Maine was ripe for a massive heart attack.
It is with that preamble…
At a trail in Freeport, Max and I encountered an older couple walking in the opposite direction. They didn’t have a dog. And everyone I had ever met on that trail was dog friendly. I didn’t think anything of Max running forward to see if he could get his fat head rubbed.
The woman started wailing and screaming hysterically when Max was about 40ft from them. WTF was going on? Had Max knocked this woman down? I started yelling for him to “COME” in my most convincing voice. I saw him stopped about 20ft away from the man. Max was looking at the man with his head cocked. The man had a ski pole he was using as a walking stick.
And he was advancing on Max menacingly with the ski pole. Even though Max was being a good boy and not coming any closer. The man used his ski pole like a sword. It was clear he wasn’t trying scare Max away. He was trying to hurt him.
I’ll never forget the look Max shot back to me. He was confused. He hadn’t ever experienced this kind of strange Biped hostility before. He was dumbstruck. He was flabbergasted. He was gobsmacked. He was a lot of my favorite words.

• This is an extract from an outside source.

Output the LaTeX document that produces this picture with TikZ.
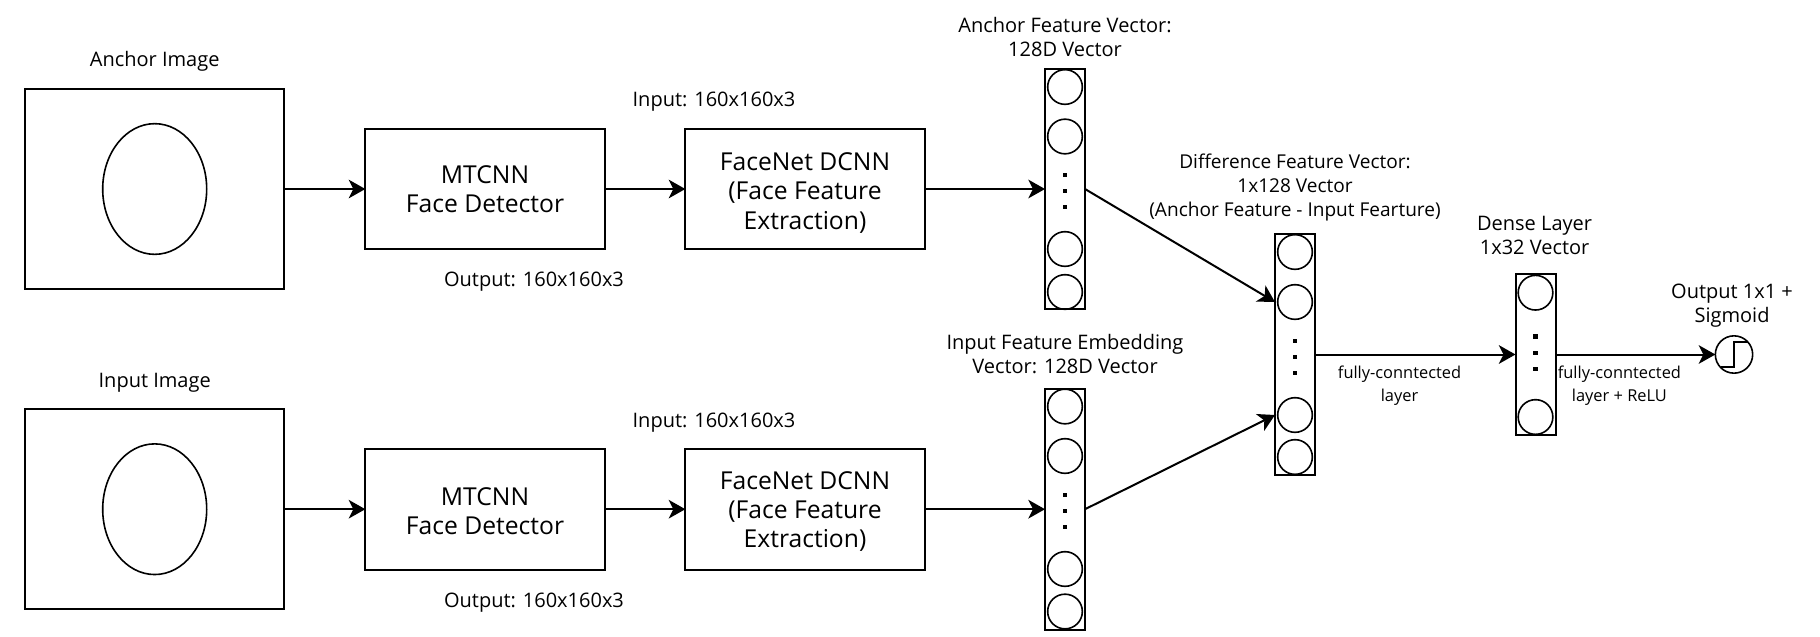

When I saw the Man advance on Max with his makeshift sword and Max’s stalling incomprehension, it became clear what was going to happen. I ran up and got in between them.
The man screamed, “YOUR DOG ATTACKED MY WIFE! YOUR DOG ATTACKED MY WIFE!!!!” His head was purple, the veins in his forehead were pounding. He yelled at me, waving his ski-pole blade menacingly like an Olympic fencer. His wife gibbered and moaned in the background.
I dissociated my rational self from my emotional self and gathered up all the inner peace I could muster and said evenly, “If you even graze me with that ski pole, I will defend myself. And I will prosecute you for assault with a deadly weapon.” Our eyes met and he backed off a little bit. Max backed off even further behind me, judging this strange, loud, menacing Biped was something to avoid.
“YOUR DOG IS A DEADLY WEAPON AND IT ASSAULTED MY WIFE!!!! I WAS DEFENDING HER!!!!” he screamed after a second.
“My dog never came within 40ft of your wife,” I said.
The woman bent down and grabbed her ankle and moaned.
“SEE!?! SEE!?! HE ATTACKED HER!!! THEY’LL PUT YOUR DOG DOWN!!!! YOU LET HIM RUN AROUND OFF LEASH!!!! IT’S YOUR FAULT!!!” he said swinging his blade around like he was “The Star Wars Kid.”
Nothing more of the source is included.